MATERIAL =
>> start

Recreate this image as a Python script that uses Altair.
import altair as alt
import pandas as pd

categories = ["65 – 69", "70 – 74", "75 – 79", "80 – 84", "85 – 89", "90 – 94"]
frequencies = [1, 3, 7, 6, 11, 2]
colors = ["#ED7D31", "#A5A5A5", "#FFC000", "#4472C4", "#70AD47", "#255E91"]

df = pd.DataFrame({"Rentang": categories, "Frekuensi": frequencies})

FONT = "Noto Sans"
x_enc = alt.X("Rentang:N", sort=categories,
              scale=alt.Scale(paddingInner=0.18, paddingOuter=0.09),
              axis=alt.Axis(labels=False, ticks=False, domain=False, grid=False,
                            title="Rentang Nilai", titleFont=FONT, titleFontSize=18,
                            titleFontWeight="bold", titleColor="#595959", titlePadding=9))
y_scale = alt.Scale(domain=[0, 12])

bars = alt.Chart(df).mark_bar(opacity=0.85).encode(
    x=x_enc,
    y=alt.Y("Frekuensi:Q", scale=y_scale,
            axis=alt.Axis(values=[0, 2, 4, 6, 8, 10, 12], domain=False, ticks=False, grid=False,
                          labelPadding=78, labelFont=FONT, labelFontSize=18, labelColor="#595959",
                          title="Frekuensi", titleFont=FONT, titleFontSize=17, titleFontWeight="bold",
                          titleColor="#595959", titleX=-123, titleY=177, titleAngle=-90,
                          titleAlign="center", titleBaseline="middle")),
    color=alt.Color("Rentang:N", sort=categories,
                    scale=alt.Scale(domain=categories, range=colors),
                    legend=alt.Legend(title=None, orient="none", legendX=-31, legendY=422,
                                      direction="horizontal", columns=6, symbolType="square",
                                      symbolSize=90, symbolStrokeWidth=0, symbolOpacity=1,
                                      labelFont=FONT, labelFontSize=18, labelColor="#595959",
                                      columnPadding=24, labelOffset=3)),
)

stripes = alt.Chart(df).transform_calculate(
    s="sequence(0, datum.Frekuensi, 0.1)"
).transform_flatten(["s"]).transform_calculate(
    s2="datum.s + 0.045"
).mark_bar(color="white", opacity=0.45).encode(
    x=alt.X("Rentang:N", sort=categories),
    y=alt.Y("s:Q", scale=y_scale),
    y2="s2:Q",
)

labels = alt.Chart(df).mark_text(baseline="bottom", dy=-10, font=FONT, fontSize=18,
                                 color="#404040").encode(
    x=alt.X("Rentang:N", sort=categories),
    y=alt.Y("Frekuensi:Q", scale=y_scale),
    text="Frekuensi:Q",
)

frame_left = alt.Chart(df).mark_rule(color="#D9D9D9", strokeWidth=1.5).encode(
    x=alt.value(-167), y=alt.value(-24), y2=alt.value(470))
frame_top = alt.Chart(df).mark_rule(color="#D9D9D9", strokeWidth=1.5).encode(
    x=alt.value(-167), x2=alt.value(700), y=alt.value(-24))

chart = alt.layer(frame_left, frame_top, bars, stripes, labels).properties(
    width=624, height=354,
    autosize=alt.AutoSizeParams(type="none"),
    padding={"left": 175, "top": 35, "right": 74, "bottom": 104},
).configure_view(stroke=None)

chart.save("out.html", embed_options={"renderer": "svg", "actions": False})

>> end

WHAT THE EXERCISE ASKS =
From the very first line of the data through the line with "y_scale = alt.Scale(domain=[0, 12])" in it, please reproduce each line exactly and output nothing more.

OUTPUT OF THE TASK =
Recreate this image as a Python script that uses Altair.
import altair as alt
import pandas as pd

categories = ["65 – 69", "70 – 74", "75 – 79", "80 – 84", "85 – 89", "90 – 94"]
frequencies = [1, 3, 7, 6, 11, 2]
colors = ["#ED7D31", "#A5A5A5", "#FFC000", "#4472C4", "#70AD47", "#255E91"]

df = pd.DataFrame({"Rentang": categories, "Frekuensi": frequencies})

FONT = "Noto Sans"
x_enc = alt.X("Rentang:N", sort=categories,
              scale=alt.Scale(paddingInner=0.18, paddingOuter=0.09),
              axis=alt.Axis(labels=False, ticks=False, domain=False, grid=False,
                            title="Rentang Nilai", titleFont=FONT, titleFontSize=18,
                            titleFontWeight="bold", titleColor="#595959", titlePadding=9))
y_scale = alt.Scale(domain=[0, 12])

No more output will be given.